Building The Structure

The first thing you'll need to get started are four slender and straight saplings for the structure's four corner posts. In our case we're using Spruce poles, because that's what we've got. But any tree with a nice slender upright trunk will do. And if you don't have any dead trees hanging around, some old 2by4 studs will do fine.

Once you've got your poles, all you need is some old boards, a saw of some kind, a hammer, nails, screws and a screw driver. Then bring your frustrations with "President" Trump to a fast boil and go at it Texas-style! (see video below.)

Getting all the wood nailed and screwed together shouldn't take more than a day or two once you get your shit together. You can't make a Trump Dump in a 700 square foot city-center apartment (at least we don't think you can), but assuming you know some remote land where you're planning to escape when the shit hits the fan, that's perfect! When the shit hits the fan you'll be delighted you built a Trump Dump.


Blueprints for the Trump Dump can be downloaded here as a jpg file. They are no measurements on them because the measurements depend largely on the width of the burlap fabric you clad your Trump Dump with (where we are, it comes in meter-wide rolls, so our floor plan is 100cm by 100cm). The only critical measurements (suitable for every member of the family) are the height of the seat from the inside floor (37cm); the height of the bottom of the windows (90cm from the inside floor, or approximately 100cm from the bottom of each burlap panel); and the diameter of the pooping hole (9 inches).

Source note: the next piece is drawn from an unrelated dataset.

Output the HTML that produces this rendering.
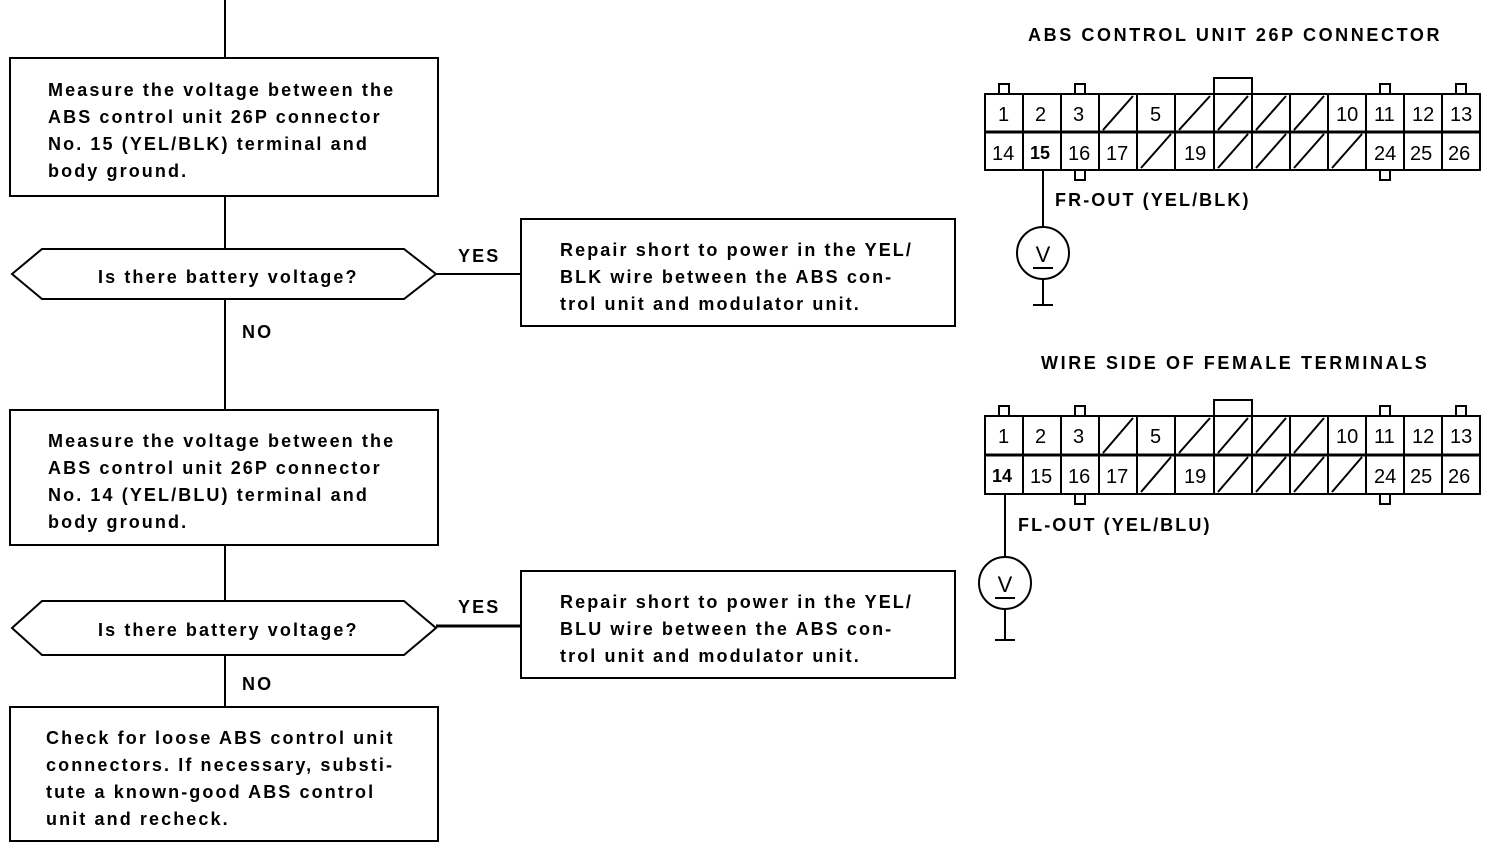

And if anyone is has so much pent-up frustration with Donald Trump that they want to build the first Trump Dump "double sitter", send us your photos and plans and we'll give you an honorary mention on this site. Bravo!

Starting a GREEN Movement

...By the way, if you happen to be interested in re-purposing this website for your own project by joining our interlinked, autonomous, and completely decentralized GREEN movement, go ahead. We ask only two things. Abide by the principles of neo-localism. And link to at least one like-minded GREEN websites through the "Explore" link/dropdown (a work in progress).

Thanks for being good friends and neighbors. And a big shout out to That Guy Phil (above and below), who was such a great assistant on this whole project.

The Burlap Cladding

A Trump Dump is clad in burlap so it's as light as possible and can be moved around easily. This allows us to compost our shit as near as possible to the places we need it and saves us having to spend ages hauling last year's shit around in wheel barrows.

Burlap is light and airy, and it smells great. Ten yards of it cost us only about $25, and with just some thumb tacks and needle and thread you can clad a Trump Dump in a few hours. The first thing to do is cut holes for the windows according to the instructions above. Then use a sewing machine to sew a patch of mosquito netting over the window openings. Once you've done that, you're ready to go. You can tack all four sides in place in under an hour.

From our point of view, it's no big deal if we have to replace our Trump Dump's burlap sides every few years. Burlap is made from jute or sisal fibres and is one hundred percent organic. When it has served its time on a Trump Dump, we'll cut rows of little holes in it and use it as a weed-reducing blanket on one of our vegetable beds. Or if it's really saggy and torn, we'll use it to wrap around the trunks of some young trees as protection against hungry mice and voles in the winter.

Build Your Own Trump Dump
and we'll put a picture of it
in our picture gallery.


Apologies for appropriating a color long claimed by other movements. But now that traditional Green Parties have had their ideals thoroughly co-opted by the money-swirl of conventional left/right politics, it's past time to start again from first principles. Ken Wiber uses the term Green to denote this current period in the evolution of human consciousness, and we admire his analysis of the big swoop of psychic history (see here and here). Others, too, have used Green as their banner, but in the short term we need a much more concrete and easily understood approach in order to craft a political vision that can offer a clear way forward. So we put this up for your consideration and suggestions.